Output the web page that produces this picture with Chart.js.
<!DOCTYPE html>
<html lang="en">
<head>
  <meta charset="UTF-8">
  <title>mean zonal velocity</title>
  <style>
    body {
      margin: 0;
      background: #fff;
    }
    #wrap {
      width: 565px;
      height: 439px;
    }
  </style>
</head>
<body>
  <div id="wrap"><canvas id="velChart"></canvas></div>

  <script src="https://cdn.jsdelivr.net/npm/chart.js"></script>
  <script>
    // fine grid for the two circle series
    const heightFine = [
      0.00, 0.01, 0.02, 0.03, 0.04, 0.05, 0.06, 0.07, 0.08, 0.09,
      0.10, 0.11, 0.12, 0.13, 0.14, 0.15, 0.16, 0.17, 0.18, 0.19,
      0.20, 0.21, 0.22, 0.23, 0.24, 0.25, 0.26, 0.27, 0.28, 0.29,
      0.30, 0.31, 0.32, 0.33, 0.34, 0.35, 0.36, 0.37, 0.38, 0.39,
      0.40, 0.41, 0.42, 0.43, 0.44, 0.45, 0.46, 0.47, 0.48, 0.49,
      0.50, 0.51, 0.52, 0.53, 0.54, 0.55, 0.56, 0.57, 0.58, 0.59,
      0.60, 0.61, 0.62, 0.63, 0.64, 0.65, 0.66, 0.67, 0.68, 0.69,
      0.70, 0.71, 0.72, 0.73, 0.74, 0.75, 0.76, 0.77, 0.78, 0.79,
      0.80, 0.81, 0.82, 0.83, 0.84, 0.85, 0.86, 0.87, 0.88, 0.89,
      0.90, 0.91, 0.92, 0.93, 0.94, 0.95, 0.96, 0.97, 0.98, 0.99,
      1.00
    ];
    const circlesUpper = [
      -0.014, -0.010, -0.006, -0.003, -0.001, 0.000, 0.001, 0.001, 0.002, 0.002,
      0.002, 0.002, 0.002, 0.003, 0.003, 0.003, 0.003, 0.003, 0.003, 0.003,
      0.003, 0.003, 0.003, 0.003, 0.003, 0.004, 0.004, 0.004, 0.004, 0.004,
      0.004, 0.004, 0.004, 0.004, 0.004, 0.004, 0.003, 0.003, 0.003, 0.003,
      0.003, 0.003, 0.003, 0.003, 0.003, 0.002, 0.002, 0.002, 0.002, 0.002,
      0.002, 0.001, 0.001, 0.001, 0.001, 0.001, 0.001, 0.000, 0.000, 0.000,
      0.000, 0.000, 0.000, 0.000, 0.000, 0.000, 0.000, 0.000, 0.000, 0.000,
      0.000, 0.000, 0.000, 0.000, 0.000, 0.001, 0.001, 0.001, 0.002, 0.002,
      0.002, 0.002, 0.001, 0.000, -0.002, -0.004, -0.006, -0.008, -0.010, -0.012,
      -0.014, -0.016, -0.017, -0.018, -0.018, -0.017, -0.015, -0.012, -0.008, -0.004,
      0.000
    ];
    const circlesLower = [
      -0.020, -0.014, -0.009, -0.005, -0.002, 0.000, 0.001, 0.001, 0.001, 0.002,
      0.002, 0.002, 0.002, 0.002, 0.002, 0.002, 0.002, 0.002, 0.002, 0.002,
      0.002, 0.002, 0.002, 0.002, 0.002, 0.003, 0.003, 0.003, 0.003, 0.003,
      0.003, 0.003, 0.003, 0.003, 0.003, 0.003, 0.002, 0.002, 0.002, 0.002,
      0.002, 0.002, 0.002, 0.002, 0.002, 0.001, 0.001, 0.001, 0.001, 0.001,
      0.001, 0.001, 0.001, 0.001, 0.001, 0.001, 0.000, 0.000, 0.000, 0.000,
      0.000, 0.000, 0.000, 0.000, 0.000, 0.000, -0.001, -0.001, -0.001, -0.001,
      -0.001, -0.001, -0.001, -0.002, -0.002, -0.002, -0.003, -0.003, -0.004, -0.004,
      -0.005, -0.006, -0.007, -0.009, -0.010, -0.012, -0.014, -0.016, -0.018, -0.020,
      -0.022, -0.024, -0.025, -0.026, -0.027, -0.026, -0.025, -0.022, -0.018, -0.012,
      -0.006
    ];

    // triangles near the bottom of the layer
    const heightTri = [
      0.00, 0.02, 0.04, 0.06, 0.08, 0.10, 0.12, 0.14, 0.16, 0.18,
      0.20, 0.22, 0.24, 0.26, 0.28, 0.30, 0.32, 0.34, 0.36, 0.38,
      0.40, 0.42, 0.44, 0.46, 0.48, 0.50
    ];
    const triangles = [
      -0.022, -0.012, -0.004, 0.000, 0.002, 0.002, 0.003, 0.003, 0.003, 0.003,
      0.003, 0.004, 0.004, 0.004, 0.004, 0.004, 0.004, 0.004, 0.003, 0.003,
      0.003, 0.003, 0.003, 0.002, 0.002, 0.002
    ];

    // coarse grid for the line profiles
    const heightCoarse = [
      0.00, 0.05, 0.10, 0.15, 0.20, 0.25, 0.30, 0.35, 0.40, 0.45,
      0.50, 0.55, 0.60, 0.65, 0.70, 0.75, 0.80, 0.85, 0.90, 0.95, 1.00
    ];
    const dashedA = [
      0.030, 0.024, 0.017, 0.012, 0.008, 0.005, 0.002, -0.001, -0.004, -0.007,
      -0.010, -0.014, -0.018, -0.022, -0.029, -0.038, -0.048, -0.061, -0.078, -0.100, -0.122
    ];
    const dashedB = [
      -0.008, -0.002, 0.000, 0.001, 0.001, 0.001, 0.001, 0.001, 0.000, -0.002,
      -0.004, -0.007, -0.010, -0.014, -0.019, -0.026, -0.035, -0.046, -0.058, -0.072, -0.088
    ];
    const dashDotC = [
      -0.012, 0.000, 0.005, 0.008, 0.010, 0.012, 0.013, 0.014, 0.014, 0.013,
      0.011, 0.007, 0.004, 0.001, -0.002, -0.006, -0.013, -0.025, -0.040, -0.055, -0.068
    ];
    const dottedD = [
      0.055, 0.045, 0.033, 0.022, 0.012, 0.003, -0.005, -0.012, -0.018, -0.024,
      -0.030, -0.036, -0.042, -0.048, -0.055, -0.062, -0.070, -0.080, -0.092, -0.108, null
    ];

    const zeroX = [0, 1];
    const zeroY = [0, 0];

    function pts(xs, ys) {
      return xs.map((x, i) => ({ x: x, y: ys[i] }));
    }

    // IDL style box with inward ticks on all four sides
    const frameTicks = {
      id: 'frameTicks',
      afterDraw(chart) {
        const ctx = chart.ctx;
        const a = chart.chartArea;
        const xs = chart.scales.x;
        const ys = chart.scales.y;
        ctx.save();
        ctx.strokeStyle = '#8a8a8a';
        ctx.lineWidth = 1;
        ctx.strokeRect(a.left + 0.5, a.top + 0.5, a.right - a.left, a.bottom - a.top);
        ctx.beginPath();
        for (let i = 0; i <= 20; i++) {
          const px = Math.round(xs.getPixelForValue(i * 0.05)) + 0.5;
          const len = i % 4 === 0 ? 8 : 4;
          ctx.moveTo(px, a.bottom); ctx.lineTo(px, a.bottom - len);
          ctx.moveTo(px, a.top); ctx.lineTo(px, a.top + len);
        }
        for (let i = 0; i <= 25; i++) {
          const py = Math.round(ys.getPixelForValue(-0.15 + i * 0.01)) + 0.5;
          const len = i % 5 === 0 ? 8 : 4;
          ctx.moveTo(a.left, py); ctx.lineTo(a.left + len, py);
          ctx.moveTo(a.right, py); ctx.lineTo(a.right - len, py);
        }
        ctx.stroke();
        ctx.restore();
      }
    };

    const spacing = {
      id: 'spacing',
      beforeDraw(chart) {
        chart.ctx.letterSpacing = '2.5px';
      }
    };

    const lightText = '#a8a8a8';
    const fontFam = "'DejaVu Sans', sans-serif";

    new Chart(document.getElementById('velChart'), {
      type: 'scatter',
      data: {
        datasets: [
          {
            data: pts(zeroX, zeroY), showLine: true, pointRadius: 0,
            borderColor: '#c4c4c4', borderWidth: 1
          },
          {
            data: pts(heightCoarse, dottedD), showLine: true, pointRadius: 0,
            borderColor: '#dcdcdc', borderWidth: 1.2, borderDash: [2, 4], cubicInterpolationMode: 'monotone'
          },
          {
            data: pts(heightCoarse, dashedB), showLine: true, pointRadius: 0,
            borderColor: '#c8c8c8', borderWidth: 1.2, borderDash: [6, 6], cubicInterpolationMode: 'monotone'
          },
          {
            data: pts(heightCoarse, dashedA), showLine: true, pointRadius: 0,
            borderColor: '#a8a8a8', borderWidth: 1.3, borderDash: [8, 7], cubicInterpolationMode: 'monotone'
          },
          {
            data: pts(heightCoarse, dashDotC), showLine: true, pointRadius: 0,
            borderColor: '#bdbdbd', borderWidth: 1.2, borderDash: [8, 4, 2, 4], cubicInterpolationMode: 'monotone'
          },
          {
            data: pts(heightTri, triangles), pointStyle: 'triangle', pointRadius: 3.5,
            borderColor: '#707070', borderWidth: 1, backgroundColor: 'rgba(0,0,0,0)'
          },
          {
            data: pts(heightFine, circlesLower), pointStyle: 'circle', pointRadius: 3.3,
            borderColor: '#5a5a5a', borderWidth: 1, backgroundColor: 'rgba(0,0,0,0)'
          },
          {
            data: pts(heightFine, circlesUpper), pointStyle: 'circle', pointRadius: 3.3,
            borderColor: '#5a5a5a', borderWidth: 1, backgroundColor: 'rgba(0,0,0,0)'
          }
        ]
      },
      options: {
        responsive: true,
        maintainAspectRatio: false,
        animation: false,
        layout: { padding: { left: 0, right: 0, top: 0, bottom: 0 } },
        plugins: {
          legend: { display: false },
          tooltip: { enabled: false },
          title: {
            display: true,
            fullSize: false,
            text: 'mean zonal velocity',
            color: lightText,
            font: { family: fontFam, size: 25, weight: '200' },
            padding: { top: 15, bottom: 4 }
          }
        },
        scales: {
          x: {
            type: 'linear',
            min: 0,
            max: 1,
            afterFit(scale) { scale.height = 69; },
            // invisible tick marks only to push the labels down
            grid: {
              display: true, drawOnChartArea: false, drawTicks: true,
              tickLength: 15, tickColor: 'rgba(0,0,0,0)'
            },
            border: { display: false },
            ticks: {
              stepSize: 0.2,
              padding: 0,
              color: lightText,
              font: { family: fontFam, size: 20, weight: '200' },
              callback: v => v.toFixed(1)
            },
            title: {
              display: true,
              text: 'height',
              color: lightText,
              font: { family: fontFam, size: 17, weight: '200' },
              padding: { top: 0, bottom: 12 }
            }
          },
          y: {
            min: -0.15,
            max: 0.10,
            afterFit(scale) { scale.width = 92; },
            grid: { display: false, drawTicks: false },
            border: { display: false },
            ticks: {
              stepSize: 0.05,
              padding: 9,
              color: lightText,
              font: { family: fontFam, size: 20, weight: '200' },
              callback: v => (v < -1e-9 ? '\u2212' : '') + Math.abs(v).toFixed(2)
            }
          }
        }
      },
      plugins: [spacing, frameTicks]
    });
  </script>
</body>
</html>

...

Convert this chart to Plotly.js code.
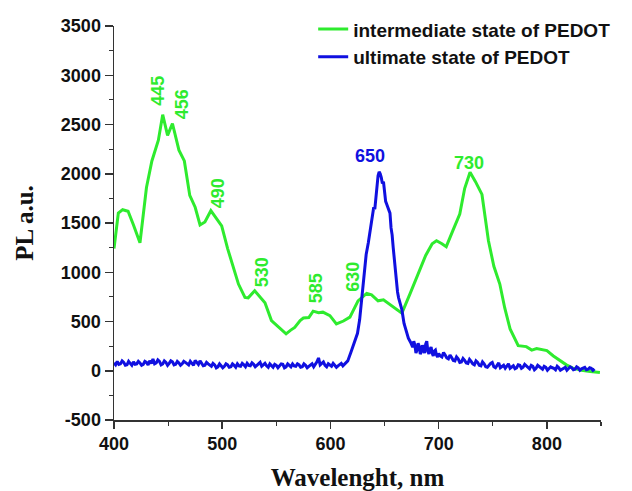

> WHAT YOU ARE ASKED TO DO:
Count the lines in the records above that hold the word "this", and give only that number.

> EXERCISE OUTPUT:
2